Supercomputing is a key technology of modern science and engineering, indispensable to solve critical problems of high complexity. However, since the number of cores on modern supercomputers is increasing from generation to generation, HPC applications are required to harness much higher degrees of parallelism to satisfy their growing demand for computing power. Therefore—as a prerequisite for the productive use of today's large-scale computing systems—the HPC community needs powerful and robust performance analysis tools that make the optimization of parallel applications both more effective and more efficient.

The Scalasca Trace Tools developed at the Jülich Supercomputing Centre are a collection of trace-based performance analysis tools that have been specifically designed for use on large-scale systems featuring hundreds of thousands of CPU cores, but also suitable for smaller HPC platforms. A distinctive feature of the Scalasca Trace Tools is its scalable automatic trace-analysis component which provides the ability to identify wait states that occur, for example, as a result of unevenly distributed workloads [6]. Especially when trying to scale communication intensive applications to large process counts, such wait states can present severe challenges to achieving good performance. Besides merely identifying wait states, the trace analyzer is also able to pinpoint their root causes (i.e., delays) [2], and to identify the activities on the critical path of the target application [3], highlighting those routines which determine the length of the program execution and therefore constitute the best candidates for optimization.
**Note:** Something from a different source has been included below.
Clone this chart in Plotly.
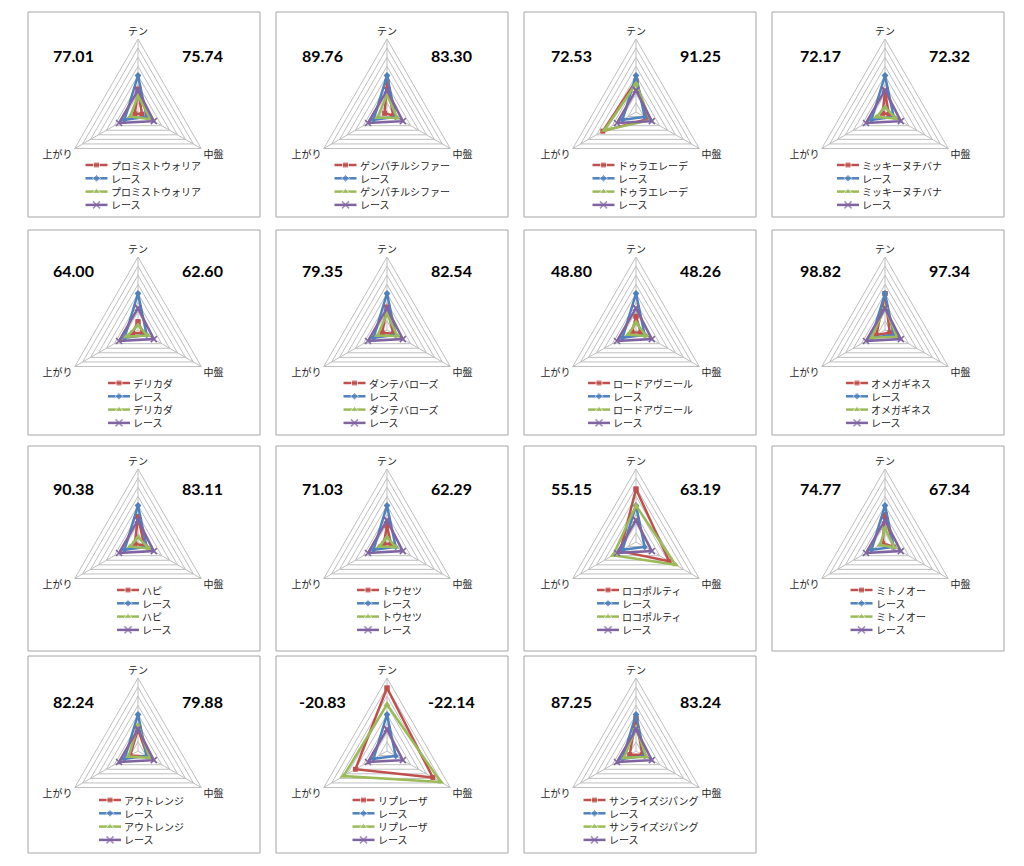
import plotly.graph_objects as go

W, H = 1024, 866

# ---------------- data ----------------
axis_labels = ["テン", "中盤", "上がり"]
horse_names = ["プロミストウォリア", "ゲンパチルシファー", "ドゥラエレーデ", "ミッキーヌチバナ",
               "デリカダ", "ダンテバローズ", "ロードアヴニール", "オメガギネス",
               "ハピ", "トウセツ", "ロコポルティ", "ミトノオー",
               "アウトレンジ", "リプレーザ", "サンライズジパング"]
race_name = "レース"
left_scores = [77.01, 89.76, 72.53, 72.17, 64.00, 79.35, 48.80, 98.82,
               90.38, 71.03, 55.15, 74.77, 82.24, -20.83, 87.25]
right_scores = [75.74, 83.30, 91.25, 72.32, 62.60, 82.54, 48.26, 97.34,
                83.11, 62.29, 63.19, 67.34, 79.88, -22.14, 83.24]
# values per axis order: テン, 中盤, 上がり
horse_a = [[2.5, 0.5, 0.4], [3.3, 0.8, 0.3], [3.4, 1.5, 4.2], [2.2, 0.5, 0.3],
           [0.9, 0.6, 0.7], [2.5, 0.8, 0.6], [1.5, 0.6, 0.5], [4.0, 0.6, 1.1],
           [2.8, 0.8, 0.4], [1.8, 0.5, 0.4], [5.8, 4.2, 2.0], [3.0, 1.1, 0.3],
           [2.4, 1.2, 1.0], [6.9, 5.8, 4.0], [3.6, 0.8, 0.8]]
horse_b = [[1.8, 1.6, 1.0], [1.9, 1.3, 1.2], [3.1, 1.8, 4.0], [0.5, 1.4, 1.1],
           [0.5, 1.2, 1.5], [1.8, 1.3, 1.2], [0.8, 1.3, 1.0], [2.5, 1.5, 1.7],
           [0.5, 1.4, 1.0], [0.5, 1.1, 1.0], [4.0, 5.0, 2.9], [1.5, 1.2, 0.6],
           [2.8, 1.5, 1.2], [5.1, 6.8, 5.5], [2.6, 1.3, 1.5]]
race_a = [4.0, 1.1, 1.7]
race_b = [2.4, 2.0, 2.4]

# ---------------- layout constants ----------------
col_x0 = [28, 276, 524, 772]
row_y0 = [12, 230, 446, 656]
row_h = [205, 205, 205, 197]
box_w = 232
col_cx = [138, 387, 636, 885]
row_cy = [112, 330, 542, 751]
row_num_y = [55, 270, 488, 701]
row_leg_y = [165, 383, 590, 800]
leg_step = 13.3
R = 73
rmax = 8

series_style = [
    dict(color="#C0504D", symbol="square", size=6),
    dict(color="#4F81BD", symbol="diamond", size=6),
    dict(color="#9BBB59", symbol="triangle-up", size=7),
    dict(color="#8064A2", symbol="x-thin", size=7),
]
grid_col = "#BFBFBF"
jp_font = "Noto Sans CJK JP"

fig = go.Figure()
shapes = []
annotations = []

for i, name in enumerate(horse_names):
    r, c = divmod(i, 4)
    cx, cy = col_cx[c], row_cy[r]
    pid = "polar" if i == 0 else f"polar{i+1}"
    series = [(name, horse_a[i]), (race_name, race_a), (name, horse_b[i]), (race_name, race_b)]
    for (sname, vals), st in zip(series, series_style):
        mk = dict(color=st["color"], symbol=st["symbol"], size=st["size"] - 1)
        if st["symbol"] == "x-thin":
            mk["line"] = dict(color=st["color"], width=1.5)
        fig.add_trace(go.Scatterpolar(
            r=list(vals) + [vals[0]], theta=axis_labels + [axis_labels[0]],
            mode="lines+markers", name=sname, subplot=pid, showlegend=False,
            line=dict(color=st["color"], width=2.5), marker=mk, hoverinfo="skip"))
    fig.layout[pid] = dict(
        domain=dict(x=[(cx - R) / W, (cx + R) / W], y=[1 - (cy + R) / H, 1 - (cy - R) / H]),
        bgcolor="rgba(0,0,0,0)",
        gridshape="linear",
        angularaxis=dict(type="category", categoryorder="array", categoryarray=axis_labels,
                         rotation=90, direction="clockwise", showline=True, linecolor=grid_col,
                         linewidth=1, gridcolor=grid_col, ticks="",
                         tickfont=dict(family=jp_font, size=10, color="#262626")),
        radialaxis=dict(range=[0, rmax], dtick=1, tick0=0, showticklabels=False, ticks="",
                        showline=False, gridcolor=grid_col, gridwidth=1),
    )
    # panel frame
    x0, y0 = col_x0[c], row_y0[r]
    shapes.append(dict(type="rect", xref="paper", yref="paper",
                       x0=x0 / W, x1=(x0 + box_w) / W, y0=1 - y0 / H, y1=1 - (y0 + row_h[r]) / H,
                       line=dict(color="#A6A6A6", width=1), layer="below"))
    # scores
    for val, dx in ((left_scores[i], -65), (right_scores[i], 64)):
        annotations.append(dict(x=cx + dx, y=row_num_y[r], xref="x", yref="y", text=f"{val:.2f}",
                                showarrow=False, xanchor="center", yanchor="middle",
                                font=dict(family="Lato", size=16, color="#000000", weight="bold")))
    # legend
    text_w = len(name) * 9.0
    bx = cx - (24 + text_w) / 2
    for k, ((sname, _), st) in enumerate(zip(series, series_style)):
        ly = row_leg_y[r] + k * leg_step
        mk = dict(color=st["color"], symbol=st["symbol"], size=[0, st["size"], 0])
        if st["symbol"] == "x-thin":
            mk["line"] = dict(color=st["color"], width=1.5)
        fig.add_trace(go.Scatter(x=[bx, bx + 11, bx + 22], y=[ly, ly, ly], mode="lines+markers",
                                 line=dict(color=st["color"], width=2.5), marker=mk,
                                 showlegend=False, hoverinfo="skip", xaxis="x", yaxis="y"))
        annotations.append(dict(x=bx + 23, y=ly, xref="x", yref="y", text=sname, showarrow=False,
                                xanchor="left", yanchor="middle",
                                font=dict(family=jp_font, size=10, color="#262626")))

fig.update_layout(
    width=W, height=H, margin=dict(l=0, r=0, t=0, b=0),
    paper_bgcolor="white", plot_bgcolor="rgba(0,0,0,0)",
    xaxis=dict(range=[0, W], domain=[0, 1], visible=False, fixedrange=True),
    yaxis=dict(range=[H, 0], domain=[0, 1], visible=False, fixedrange=True),
    shapes=shapes, annotations=annotations, showlegend=False,
)

fig.write_html("out.html", config={"displayModeBar": False},
               post_script="document.body.style.margin='0';")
The current focus of the Scalasca Trace Tools analyses is on applications using MPI [11], OpenMP [15], POSIX threads [7], or hybrid MPI+OpenMP/Pthreads parallelization. While traces from applications using CUDA [13], OpenCL [8], or OpenACC [14] parallelization can be handled as long as they do not contain any device activities (i.e., only host-side events have been measured), no specific support for those paradigms has been implemented yet. Thus, analysis results from such traces need to be interpreted with care, but may nevertheless provide useful insights. We intend to add better support for those accelerator programming models in the future.

Unlike previous versions of the Scalasca toolset—which used a custom measurement system and trace data format—the Scalasca Trace Tools 2.x release series is based on the community-driven instrumentation and measurement infrastructure Score-P [10]. The Score-P software is jointly developed by a consortium of partners from Germany and the US, and supports a number of complementary performance analysis tools through the use of the common data formats CUBE4 for profiles and the Open Trace Format 2 (OTF2) [5] for event trace data. This significantly improves interoperability between Scalasca and other performance analysis tool suites such as Vampir [9] and TAU [18]. Nevertheless, backward compatibility to Scalasca 1.x is maintained where possible. For example, the Scalasca trace analyzer is still able to process trace measurements generated by the measurement system of the Scalasca 1.x release series.

This user guide is intended to address the needs of users which are new to Scalasca as well as those already familiar with previous versions of the Scalasca toolset. For both user groups, it is recommended to work through Chapter Getting started to get familiar with the intended Scalasca analysis workflow in general, and to learn about the changes compared to the Scalasca 1.x release series which are highlighted when appropriate. Later chapters then provide more in-depth reference information for the individual Scalasca commands and tools, and can be consulted when necessary.